Updated

A bomb attached to a motorcycle struck an army vehicle in northwestern Pakistan on Friday, killing two soldiers, a police official said. The Taliban claimed responsibility for the attack.

The bomb exploded as the army vehicle was passing by on a road on the outskirts of the city of Peshawar, the capital of Khyber-Pakhtunkhwa province, said police official Roohullah Bangash.

Two soldiers were killed while two other soldiers and two police officers were wounded in the attack, he said.

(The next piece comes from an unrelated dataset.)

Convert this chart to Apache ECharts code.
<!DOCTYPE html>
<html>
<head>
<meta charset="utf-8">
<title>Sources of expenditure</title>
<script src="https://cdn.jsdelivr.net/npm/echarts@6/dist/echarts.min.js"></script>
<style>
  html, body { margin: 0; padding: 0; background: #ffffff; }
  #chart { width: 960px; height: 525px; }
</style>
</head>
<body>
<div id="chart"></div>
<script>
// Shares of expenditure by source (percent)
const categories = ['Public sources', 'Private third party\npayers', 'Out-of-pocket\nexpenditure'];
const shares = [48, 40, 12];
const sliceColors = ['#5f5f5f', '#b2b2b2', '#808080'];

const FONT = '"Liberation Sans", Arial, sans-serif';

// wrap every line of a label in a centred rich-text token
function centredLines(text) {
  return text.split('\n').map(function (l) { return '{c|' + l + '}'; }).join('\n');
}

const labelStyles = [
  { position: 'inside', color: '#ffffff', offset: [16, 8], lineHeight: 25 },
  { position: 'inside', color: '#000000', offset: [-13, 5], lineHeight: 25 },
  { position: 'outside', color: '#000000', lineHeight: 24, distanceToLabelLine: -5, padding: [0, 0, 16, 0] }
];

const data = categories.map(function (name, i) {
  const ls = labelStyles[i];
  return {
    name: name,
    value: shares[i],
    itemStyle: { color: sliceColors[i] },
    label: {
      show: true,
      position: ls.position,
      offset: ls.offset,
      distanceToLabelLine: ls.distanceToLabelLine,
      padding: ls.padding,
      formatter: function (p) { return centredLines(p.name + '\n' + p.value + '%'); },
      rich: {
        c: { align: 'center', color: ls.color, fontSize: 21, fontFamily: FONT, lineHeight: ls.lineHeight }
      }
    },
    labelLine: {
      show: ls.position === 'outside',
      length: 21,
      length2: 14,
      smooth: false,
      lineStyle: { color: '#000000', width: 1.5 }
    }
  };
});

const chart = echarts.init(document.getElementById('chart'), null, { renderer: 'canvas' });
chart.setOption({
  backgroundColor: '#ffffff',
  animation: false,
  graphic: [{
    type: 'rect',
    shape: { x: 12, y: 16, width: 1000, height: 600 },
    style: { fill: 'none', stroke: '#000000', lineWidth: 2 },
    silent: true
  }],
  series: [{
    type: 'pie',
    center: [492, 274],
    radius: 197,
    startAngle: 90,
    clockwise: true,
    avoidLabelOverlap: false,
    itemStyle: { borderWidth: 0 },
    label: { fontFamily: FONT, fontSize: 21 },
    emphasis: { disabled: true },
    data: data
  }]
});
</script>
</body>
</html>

Within hours, Mohammad Khurassani, the spokesman for the Pakistani Taliban — known as Tehrik-e-Taliban or TTP — claimed responsibility in a statement to media. The group is separate from the Afghan Taliban.

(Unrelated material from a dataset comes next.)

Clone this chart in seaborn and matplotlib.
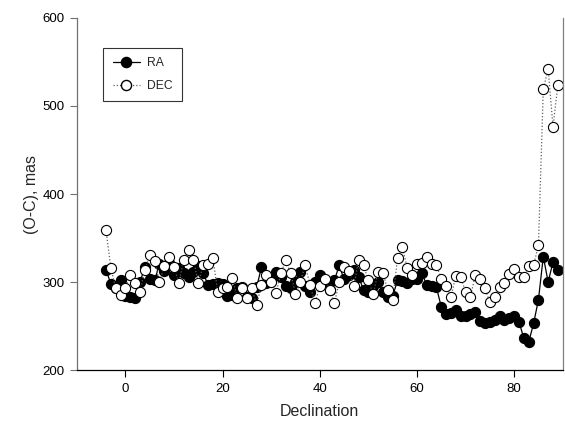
import numpy as np
import pandas as pd
import matplotlib
matplotlib.use("Agg")
import matplotlib.pyplot as plt
import seaborn as sns
from matplotlib.lines import Line2D

declination = list(range(-4, 90))

ra = [314, 298, 293, 302, 284, 283, 282, 300, 317, 304,
      302, 320, 313, 322, 308, 316, 310, 306, 311, 318,
      310, 297, 298, 299, 298, 284, 285, 293, 294, 283,
      282, 294, 317, 299, 302, 311, 306, 296, 293, 300,
      312, 296, 289, 300, 308, 300, 291, 302, 319, 303,
      308, 314, 306, 291, 289, 296, 300, 289, 283, 284,
      302, 301, 299, 304, 303, 310, 297, 296, 294, 272,
      264, 265, 268, 261, 262, 264, 266, 256, 254, 255,
      257, 261, 257, 259, 262, 255, 236, 232, 253, 280,
      329, 300, 323, 314]

dec = [359, 316, 293, 285, 293, 308, 299, 289, 314, 331,
       324, 300, 318, 329, 317, 299, 325, 336, 325, 299,
       319, 321, 327, 289, 293, 294, 305, 282, 293, 282,
       293, 274, 297, 308, 300, 288, 310, 325, 310, 287,
       300, 319, 297, 276, 295, 304, 291, 276, 300, 317,
       313, 295, 325, 319, 302, 286, 312, 310, 291, 280,
       327, 340, 316, 308, 321, 322, 328, 321, 319, 304,
       295, 283, 307, 306, 289, 283, 308, 303, 293, 277,
       283, 294, 299, 309, 315, 306, 306, 318, 319, 342,
       519, 542, 476, 524]

x_ticks = [0, 20, 40, 60, 80]
y_ticks = [200, 300, 400, 500, 600]
series_names = ["RA", "DEC"]

df = pd.DataFrame({"Declination": declination, "RA": ra, "DEC": dec})

sns.set_style("ticks")
plt.rcParams["font.family"] = ["Liberation Sans", "DejaVu Sans"]

fig = plt.figure(figsize=(5.65, 4.25), dpi=100)
ax = fig.add_axes([0.136, 0.129, 0.860, 0.829])

ms = 7.3
sns.lineplot(data=df, x="Declination", y="RA", ax=ax, color="black",
             linewidth=0.9, marker="o", markersize=ms,
             markerfacecolor="black", markeredgecolor="black",
             markeredgewidth=0.8, estimator=None, sort=False)
sns.lineplot(data=df, x="Declination", y="DEC", ax=ax, color="#606060",
             linewidth=0.9, linestyle=(0, (1, 1.6)), marker="o",
             markersize=ms, markerfacecolor="white",
             markeredgecolor="black", markeredgewidth=0.8,
             estimator=None, sort=False)

ax.set_xlim(-10, 90)
ax.set_ylim(200, 600)
ax.set_xticks(x_ticks)
ax.set_yticks(y_ticks)
ax.tick_params(axis="both", direction="out", length=5, width=0.8,
               labelsize=9.5, colors="black", pad=4)
ax.tick_params(axis="y", color="#707070")
ax.set_xlabel("Declination", fontsize=11.5, labelpad=7)
ax.set_ylabel("(O-C), mas", fontsize=11.5, labelpad=2)

ax.spines["top"].set_visible(False)
ax.spines["right"].set_visible(True)
ax.spines["right"].set_color("#808080")
ax.spines["left"].set_color("#707070")
ax.spines["bottom"].set_color("black")
for s in ax.spines.values():
    s.set_linewidth(0.9)

handles = [
    Line2D([0], [0], color="black", linewidth=0.9, marker="o",
           markersize=ms, markerfacecolor="black", markeredgecolor="black"),
    Line2D([0], [0], color="#606060", linewidth=0.9, linestyle=(0, (1, 1.6)),
           marker="o", markersize=ms, markerfacecolor="white",
           markeredgecolor="black"),
]
leg = ax.legend(handles, series_names, loc="upper left",
                bbox_to_anchor=(0.0535, 0.915), borderaxespad=0,
                fontsize=8.7, frameon=True,
                fancybox=False, edgecolor="black", handlelength=2.3,
                borderpad=0.8, labelspacing=0.85, handletextpad=0.55)
leg.get_frame().set_linewidth(0.8)

fig.savefig("out.png", dpi=100)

Peshawar is located near Pakistan's tribal regions, which are a hiding place for local and foreign al-Qaida-linked militants.

The Pakistani Taliban and other militant groups have been waging war against the Pakistani state for over a decade in a bid to topple the government and install their own harsh interpretation of Islamic law.

Pakistan's military has launched a major operation in the country's troubled North Waziristan tribal region since mid-June, to eliminate militants accused of launching attacks in Pakistan and neighboring Afghanistan. So far, the army says it has cleared 90 percent of North Waziristan of militants.

Army chief Gen. Raheel Sharif, whi is currently visiting the United States, has vowed to eliminate all militants from Pakistan.